### Task prompt
Write out the entire listing below exactly as it appears, minus any pictures.

§ §

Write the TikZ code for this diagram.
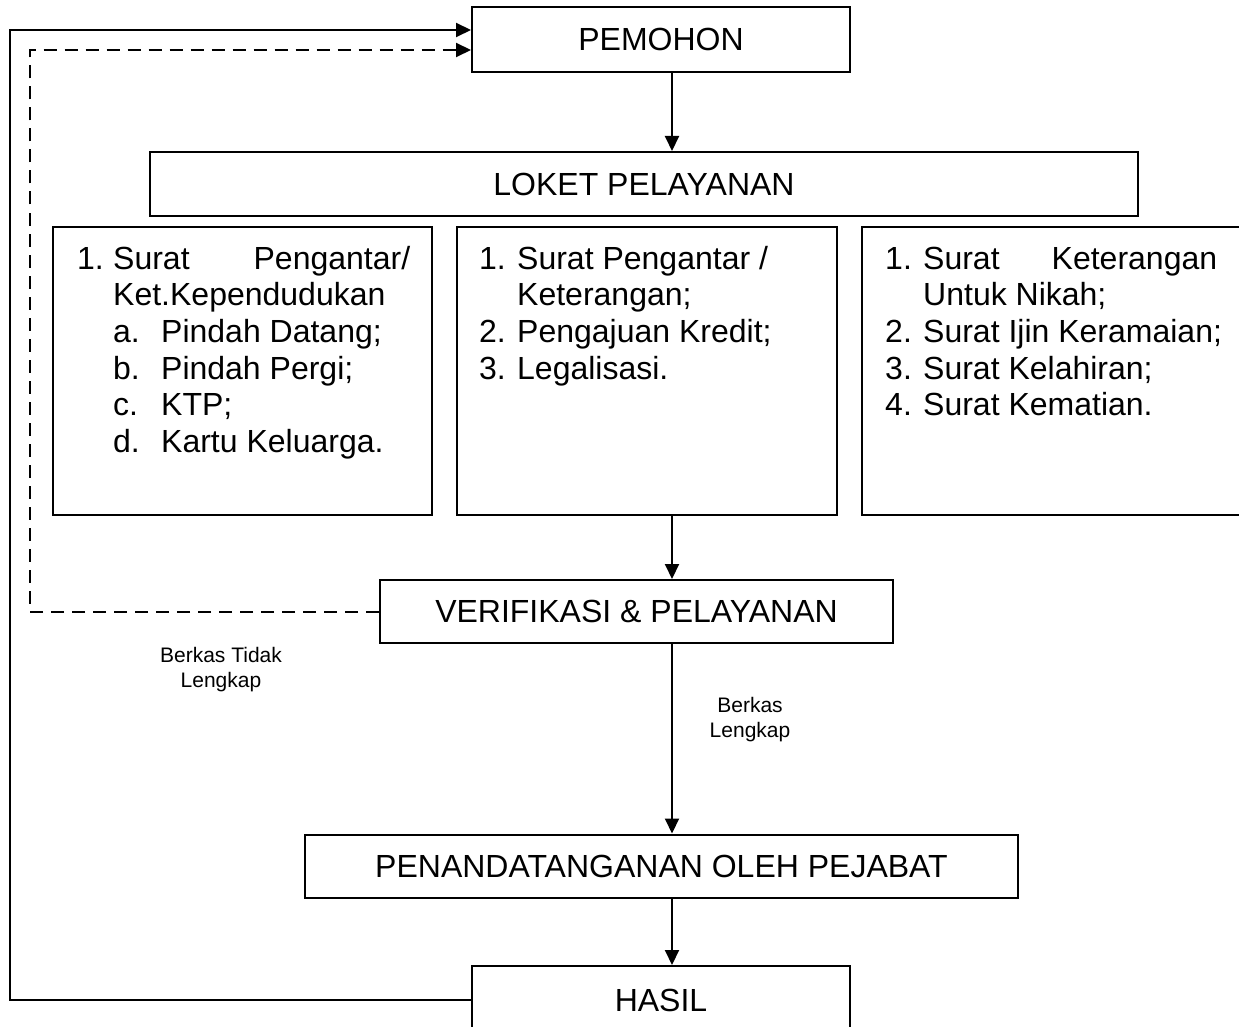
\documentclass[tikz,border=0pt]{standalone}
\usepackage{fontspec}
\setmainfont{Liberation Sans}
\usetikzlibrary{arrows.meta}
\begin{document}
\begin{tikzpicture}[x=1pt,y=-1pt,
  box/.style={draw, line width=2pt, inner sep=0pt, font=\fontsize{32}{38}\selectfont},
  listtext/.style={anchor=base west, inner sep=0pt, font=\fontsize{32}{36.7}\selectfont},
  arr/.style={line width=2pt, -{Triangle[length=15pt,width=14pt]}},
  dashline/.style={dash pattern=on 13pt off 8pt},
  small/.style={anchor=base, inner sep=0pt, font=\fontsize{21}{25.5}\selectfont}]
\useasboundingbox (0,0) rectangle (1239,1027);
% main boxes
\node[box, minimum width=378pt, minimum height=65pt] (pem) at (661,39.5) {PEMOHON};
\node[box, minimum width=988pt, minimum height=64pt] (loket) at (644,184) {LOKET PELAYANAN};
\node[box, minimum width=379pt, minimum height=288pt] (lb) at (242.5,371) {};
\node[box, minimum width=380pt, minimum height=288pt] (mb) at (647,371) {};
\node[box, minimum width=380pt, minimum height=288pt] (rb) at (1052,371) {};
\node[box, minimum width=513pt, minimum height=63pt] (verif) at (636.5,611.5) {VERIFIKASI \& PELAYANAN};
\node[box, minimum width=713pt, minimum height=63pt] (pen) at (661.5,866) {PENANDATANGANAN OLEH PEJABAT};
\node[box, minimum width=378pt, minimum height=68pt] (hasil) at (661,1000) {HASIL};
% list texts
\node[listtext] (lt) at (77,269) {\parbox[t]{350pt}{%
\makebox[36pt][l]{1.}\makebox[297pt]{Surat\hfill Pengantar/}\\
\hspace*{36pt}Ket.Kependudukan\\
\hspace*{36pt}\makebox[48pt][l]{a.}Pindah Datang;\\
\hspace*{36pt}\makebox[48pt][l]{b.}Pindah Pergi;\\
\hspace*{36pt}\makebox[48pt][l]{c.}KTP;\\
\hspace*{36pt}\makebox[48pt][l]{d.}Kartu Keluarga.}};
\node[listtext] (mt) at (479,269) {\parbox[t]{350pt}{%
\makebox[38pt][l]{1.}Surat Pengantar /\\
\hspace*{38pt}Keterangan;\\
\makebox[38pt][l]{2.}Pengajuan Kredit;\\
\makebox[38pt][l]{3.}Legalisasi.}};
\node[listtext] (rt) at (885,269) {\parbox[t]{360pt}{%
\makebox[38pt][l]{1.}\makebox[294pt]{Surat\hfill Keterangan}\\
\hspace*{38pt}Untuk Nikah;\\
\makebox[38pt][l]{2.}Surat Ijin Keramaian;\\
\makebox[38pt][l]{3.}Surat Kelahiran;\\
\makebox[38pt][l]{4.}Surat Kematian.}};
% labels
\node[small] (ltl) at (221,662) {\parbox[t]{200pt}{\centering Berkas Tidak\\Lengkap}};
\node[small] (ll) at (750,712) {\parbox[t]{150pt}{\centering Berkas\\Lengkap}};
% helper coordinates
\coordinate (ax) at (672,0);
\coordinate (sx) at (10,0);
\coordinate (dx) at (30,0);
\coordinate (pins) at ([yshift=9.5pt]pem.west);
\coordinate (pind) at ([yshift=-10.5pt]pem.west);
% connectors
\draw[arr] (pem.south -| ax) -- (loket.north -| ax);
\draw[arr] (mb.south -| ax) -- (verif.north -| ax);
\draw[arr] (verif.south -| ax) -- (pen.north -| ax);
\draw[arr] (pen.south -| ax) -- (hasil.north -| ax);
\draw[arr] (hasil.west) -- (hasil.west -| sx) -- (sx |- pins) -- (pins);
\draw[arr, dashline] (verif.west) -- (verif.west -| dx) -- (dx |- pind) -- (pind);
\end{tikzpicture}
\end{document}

§ §

### Exercise answer
Write the TikZ code for this diagram.
\documentclass[tikz,border=0pt]{standalone}
\usepackage{fontspec}
\setmainfont{Liberation Sans}
\usetikzlibrary{arrows.meta}
\begin{document}
\begin{tikzpicture}[x=1pt,y=-1pt,
  box/.style={draw, line width=2pt, inner sep=0pt, font=\fontsize{32}{38}\selectfont},
  listtext/.style={anchor=base west, inner sep=0pt, font=\fontsize{32}{36.7}\selectfont},
  arr/.style={line width=2pt, -{Triangle[length=15pt,width=14pt]}},
  dashline/.style={dash pattern=on 13pt off 8pt},
  small/.style={anchor=base, inner sep=0pt, font=\fontsize{21}{25.5}\selectfont}]
\useasboundingbox (0,0) rectangle (1239,1027);
% main boxes
\node[box, minimum width=378pt, minimum height=65pt] (pem) at (661,39.5) {PEMOHON};
\node[box, minimum width=988pt, minimum height=64pt] (loket) at (644,184) {LOKET PELAYANAN};
\node[box, minimum width=379pt, minimum height=288pt] (lb) at (242.5,371) {};
\node[box, minimum width=380pt, minimum height=288pt] (mb) at (647,371) {};
\node[box, minimum width=380pt, minimum height=288pt] (rb) at (1052,371) {};
\node[box, minimum width=513pt, minimum height=63pt] (verif) at (636.5,611.5) {VERIFIKASI \& PELAYANAN};
\node[box, minimum width=713pt, minimum height=63pt] (pen) at (661.5,866) {PENANDATANGANAN OLEH PEJABAT};
\node[box, minimum width=378pt, minimum height=68pt] (hasil) at (661,1000) {HASIL};
% list texts
\node[listtext] (lt) at (77,269) {\parbox[t]{350pt}{%
\makebox[36pt][l]{1.}\makebox[297pt]{Surat\hfill Pengantar/}\\
\hspace*{36pt}Ket.Kependudukan\\
\hspace*{36pt}\makebox[48pt][l]{a.}Pindah Datang;\\
\hspace*{36pt}\makebox[48pt][l]{b.}Pindah Pergi;\\
\hspace*{36pt}\makebox[48pt][l]{c.}KTP;\\
\hspace*{36pt}\makebox[48pt][l]{d.}Kartu Keluarga.}};
\node[listtext] (mt) at (479,269) {\parbox[t]{350pt}{%
\makebox[38pt][l]{1.}Surat Pengantar /\\
\hspace*{38pt}Keterangan;\\
\makebox[38pt][l]{2.}Pengajuan Kredit;\\
\makebox[38pt][l]{3.}Legalisasi.}};
\node[listtext] (rt) at (885,269) {\parbox[t]{360pt}{%
\makebox[38pt][l]{1.}\makebox[294pt]{Surat\hfill Keterangan}\\
\hspace*{38pt}Untuk Nikah;\\
\makebox[38pt][l]{2.}Surat Ijin Keramaian;\\
\makebox[38pt][l]{3.}Surat Kelahiran;\\
\makebox[38pt][l]{4.}Surat Kematian.}};
% labels
\node[small] (ltl) at (221,662) {\parbox[t]{200pt}{\centering Berkas Tidak\\Lengkap}};
\node[small] (ll) at (750,712) {\parbox[t]{150pt}{\centering Berkas\\Lengkap}};
% helper coordinates
\coordinate (ax) at (672,0);
\coordinate (sx) at (10,0);
\coordinate (dx) at (30,0);
\coordinate (pins) at ([yshift=9.5pt]pem.west);
\coordinate (pind) at ([yshift=-10.5pt]pem.west);
% connectors
\draw[arr] (pem.south -| ax) -- (loket.north -| ax);
\draw[arr] (mb.south -| ax) -- (verif.north -| ax);
\draw[arr] (verif.south -| ax) -- (pen.north -| ax);
\draw[arr] (pen.south -| ax) -- (hasil.north -| ax);
\draw[arr] (hasil.west) -- (hasil.west -| sx) -- (sx |- pins) -- (pins);
\draw[arr, dashline] (verif.west) -- (verif.west -| dx) -- (dx |- pind) -- (pind);
\end{tikzpicture}
\end{document}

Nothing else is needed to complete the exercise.